Task to complete
Return the material exactly, first line through the line containing "XAxis, YAxis, CartesianGrid", and nothing more. Pictures stay out.

* Start Data section *

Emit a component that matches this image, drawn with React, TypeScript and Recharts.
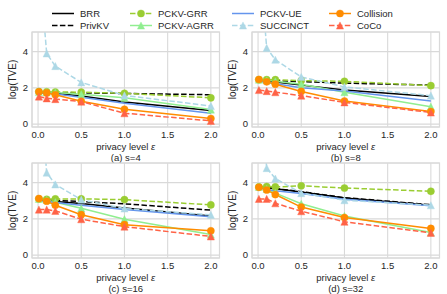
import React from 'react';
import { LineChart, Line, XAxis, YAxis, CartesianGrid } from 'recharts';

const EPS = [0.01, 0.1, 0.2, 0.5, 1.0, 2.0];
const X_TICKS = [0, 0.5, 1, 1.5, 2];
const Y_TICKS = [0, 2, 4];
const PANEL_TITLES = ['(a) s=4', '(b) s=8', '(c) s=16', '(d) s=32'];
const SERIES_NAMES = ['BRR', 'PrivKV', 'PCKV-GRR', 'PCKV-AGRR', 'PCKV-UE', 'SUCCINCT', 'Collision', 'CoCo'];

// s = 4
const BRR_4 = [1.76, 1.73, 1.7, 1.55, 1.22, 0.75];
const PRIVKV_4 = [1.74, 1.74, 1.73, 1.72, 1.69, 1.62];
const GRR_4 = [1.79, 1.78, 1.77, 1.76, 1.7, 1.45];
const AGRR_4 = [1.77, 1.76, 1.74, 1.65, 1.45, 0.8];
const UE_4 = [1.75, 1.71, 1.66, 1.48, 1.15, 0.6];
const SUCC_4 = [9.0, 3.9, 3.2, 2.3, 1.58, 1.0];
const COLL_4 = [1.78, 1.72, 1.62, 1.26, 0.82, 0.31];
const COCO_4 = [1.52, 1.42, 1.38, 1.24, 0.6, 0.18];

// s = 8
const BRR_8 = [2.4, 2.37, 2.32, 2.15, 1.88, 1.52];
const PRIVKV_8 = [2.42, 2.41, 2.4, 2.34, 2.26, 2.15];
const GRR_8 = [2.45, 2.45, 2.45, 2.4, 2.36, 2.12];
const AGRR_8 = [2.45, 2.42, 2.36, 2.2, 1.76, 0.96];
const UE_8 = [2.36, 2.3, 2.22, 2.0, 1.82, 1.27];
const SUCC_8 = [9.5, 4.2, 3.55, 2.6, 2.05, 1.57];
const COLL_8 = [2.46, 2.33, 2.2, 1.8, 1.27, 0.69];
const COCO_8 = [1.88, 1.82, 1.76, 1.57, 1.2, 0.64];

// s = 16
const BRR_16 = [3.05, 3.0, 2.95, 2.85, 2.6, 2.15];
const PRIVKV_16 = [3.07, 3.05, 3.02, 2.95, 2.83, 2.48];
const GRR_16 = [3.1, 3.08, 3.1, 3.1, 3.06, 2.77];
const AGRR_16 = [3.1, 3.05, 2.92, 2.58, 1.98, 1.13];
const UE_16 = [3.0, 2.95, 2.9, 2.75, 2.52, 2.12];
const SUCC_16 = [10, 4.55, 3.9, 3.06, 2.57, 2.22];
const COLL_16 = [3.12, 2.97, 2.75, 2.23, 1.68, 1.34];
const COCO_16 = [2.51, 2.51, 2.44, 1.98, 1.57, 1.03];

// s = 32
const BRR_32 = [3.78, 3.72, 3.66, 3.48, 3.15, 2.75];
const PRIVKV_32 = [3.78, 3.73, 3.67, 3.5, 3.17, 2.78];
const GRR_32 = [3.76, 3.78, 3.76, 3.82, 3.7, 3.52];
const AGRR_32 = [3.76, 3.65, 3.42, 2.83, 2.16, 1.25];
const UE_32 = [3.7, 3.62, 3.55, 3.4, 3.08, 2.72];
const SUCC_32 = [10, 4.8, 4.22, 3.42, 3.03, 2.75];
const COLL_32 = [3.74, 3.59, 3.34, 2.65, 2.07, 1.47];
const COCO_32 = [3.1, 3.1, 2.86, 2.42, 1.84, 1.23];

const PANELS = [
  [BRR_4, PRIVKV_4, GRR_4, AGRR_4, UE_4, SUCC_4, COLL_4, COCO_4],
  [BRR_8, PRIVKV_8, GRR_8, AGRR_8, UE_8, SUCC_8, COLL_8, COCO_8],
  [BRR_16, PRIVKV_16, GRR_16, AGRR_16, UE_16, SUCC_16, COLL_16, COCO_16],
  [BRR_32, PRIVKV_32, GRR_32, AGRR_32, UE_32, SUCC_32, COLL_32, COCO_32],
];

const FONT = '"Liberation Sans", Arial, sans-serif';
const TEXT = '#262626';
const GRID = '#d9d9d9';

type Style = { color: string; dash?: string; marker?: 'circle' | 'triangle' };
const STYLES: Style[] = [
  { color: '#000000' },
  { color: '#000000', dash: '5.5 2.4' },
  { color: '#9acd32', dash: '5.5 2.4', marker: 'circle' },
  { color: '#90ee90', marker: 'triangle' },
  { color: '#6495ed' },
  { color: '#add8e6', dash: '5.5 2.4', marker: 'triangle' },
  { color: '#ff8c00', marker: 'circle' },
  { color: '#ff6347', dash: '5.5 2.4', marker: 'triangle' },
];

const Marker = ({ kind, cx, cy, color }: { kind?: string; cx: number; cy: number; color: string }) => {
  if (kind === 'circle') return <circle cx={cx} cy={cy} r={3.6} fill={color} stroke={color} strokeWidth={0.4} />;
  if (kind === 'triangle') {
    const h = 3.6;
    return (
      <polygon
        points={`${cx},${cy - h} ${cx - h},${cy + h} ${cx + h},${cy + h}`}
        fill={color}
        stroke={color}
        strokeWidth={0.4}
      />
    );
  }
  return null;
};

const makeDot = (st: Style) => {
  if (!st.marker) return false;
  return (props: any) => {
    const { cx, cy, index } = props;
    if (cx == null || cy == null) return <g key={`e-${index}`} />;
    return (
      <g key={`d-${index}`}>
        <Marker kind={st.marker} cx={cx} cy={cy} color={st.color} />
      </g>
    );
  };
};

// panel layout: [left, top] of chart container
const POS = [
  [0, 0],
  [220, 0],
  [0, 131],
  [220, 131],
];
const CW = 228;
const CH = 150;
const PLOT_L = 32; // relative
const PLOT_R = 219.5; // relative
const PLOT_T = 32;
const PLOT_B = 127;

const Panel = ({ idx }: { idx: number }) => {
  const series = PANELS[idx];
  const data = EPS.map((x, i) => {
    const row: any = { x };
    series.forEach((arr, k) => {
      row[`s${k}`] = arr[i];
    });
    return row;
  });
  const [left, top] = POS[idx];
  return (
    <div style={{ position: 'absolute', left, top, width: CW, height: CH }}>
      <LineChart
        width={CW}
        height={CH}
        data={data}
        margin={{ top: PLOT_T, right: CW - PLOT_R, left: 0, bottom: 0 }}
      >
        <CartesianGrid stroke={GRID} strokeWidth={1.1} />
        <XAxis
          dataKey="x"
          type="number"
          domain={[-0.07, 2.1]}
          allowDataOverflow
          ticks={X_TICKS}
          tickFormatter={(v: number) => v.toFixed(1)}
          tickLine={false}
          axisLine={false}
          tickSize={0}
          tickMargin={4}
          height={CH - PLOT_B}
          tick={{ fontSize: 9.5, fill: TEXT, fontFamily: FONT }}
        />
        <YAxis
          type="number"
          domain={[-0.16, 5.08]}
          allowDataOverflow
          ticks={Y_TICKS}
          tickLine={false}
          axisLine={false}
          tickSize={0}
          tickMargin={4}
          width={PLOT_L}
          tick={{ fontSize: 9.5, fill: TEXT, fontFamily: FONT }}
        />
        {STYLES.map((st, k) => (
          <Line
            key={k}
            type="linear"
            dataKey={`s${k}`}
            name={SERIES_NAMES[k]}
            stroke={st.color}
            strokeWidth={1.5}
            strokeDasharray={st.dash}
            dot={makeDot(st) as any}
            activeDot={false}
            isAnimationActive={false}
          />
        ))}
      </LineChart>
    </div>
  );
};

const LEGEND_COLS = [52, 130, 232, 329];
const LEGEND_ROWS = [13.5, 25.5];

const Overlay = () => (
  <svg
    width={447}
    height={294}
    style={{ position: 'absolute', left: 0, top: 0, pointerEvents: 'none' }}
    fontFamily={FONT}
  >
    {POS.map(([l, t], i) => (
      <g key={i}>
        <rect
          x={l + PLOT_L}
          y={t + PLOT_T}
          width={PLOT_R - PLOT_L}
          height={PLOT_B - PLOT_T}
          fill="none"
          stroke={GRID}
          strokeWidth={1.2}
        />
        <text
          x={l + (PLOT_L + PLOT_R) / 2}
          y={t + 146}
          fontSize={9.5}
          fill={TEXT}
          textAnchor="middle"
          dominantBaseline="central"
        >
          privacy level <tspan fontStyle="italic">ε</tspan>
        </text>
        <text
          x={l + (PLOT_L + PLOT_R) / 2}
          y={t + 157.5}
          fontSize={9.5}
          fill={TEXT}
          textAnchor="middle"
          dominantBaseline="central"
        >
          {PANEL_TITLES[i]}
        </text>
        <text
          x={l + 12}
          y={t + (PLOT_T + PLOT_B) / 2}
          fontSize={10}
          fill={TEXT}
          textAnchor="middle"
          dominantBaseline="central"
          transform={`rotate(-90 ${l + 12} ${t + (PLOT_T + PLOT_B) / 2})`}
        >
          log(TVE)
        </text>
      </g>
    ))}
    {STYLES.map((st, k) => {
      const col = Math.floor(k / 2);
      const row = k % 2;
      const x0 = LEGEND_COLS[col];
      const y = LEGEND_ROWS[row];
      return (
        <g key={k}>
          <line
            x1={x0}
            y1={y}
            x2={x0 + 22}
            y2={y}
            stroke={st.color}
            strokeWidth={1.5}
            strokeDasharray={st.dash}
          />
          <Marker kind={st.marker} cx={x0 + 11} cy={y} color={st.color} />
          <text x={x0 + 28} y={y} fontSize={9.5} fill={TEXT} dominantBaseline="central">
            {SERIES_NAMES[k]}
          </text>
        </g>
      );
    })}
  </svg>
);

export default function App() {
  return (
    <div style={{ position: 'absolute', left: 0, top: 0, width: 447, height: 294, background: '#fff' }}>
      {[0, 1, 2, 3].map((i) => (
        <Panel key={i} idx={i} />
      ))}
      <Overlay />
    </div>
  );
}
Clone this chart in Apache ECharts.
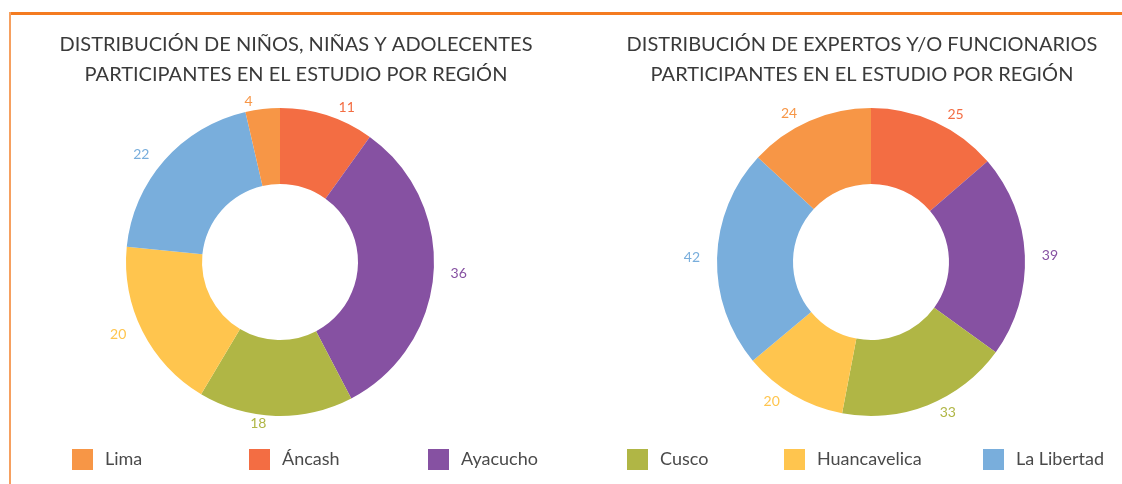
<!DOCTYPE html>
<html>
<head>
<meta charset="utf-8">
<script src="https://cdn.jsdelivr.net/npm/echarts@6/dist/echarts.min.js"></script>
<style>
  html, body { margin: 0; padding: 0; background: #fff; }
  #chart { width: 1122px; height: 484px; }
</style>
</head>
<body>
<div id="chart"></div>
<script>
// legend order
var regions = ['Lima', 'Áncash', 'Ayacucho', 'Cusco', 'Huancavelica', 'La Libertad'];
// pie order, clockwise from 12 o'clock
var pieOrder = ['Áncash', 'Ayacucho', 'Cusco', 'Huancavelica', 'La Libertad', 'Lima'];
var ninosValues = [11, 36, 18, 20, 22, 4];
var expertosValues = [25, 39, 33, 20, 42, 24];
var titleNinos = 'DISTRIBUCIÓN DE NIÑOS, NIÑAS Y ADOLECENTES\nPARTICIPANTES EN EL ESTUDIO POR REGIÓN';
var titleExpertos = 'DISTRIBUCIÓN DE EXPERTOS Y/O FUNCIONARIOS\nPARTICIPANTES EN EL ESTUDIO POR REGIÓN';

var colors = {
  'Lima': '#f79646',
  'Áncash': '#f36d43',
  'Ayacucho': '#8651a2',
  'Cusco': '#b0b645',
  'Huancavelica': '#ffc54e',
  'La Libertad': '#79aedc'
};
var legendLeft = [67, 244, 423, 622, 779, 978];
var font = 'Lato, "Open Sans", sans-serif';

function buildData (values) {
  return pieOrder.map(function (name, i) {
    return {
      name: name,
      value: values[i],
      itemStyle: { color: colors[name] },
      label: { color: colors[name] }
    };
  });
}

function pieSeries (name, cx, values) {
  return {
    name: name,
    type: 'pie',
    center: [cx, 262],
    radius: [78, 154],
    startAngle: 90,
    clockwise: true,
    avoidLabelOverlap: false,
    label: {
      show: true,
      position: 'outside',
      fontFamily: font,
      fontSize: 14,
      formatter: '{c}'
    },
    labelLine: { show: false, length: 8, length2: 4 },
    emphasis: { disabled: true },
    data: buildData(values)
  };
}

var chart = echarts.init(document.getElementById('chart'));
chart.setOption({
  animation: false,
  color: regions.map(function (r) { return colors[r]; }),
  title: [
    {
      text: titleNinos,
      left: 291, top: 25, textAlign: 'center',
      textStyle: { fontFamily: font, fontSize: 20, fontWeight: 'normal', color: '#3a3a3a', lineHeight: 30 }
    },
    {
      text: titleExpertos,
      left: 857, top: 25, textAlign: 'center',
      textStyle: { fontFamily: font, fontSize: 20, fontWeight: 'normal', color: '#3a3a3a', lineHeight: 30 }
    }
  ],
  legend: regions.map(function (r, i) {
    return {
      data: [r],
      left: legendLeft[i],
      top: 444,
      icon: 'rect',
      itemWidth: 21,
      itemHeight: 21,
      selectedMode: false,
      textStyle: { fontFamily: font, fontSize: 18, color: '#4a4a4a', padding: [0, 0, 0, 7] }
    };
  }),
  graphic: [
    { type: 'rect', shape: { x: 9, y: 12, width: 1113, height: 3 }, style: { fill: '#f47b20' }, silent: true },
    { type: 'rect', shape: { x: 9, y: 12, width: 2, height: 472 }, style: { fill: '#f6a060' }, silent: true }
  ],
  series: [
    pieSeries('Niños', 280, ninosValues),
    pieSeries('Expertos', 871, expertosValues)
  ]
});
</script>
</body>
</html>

* End Data section *

Result
Emit a component that matches this image, drawn with React, TypeScript and Recharts.
import React from 'react';
import { LineChart, Line, XAxis, YAxis, CartesianGrid } from 'recharts';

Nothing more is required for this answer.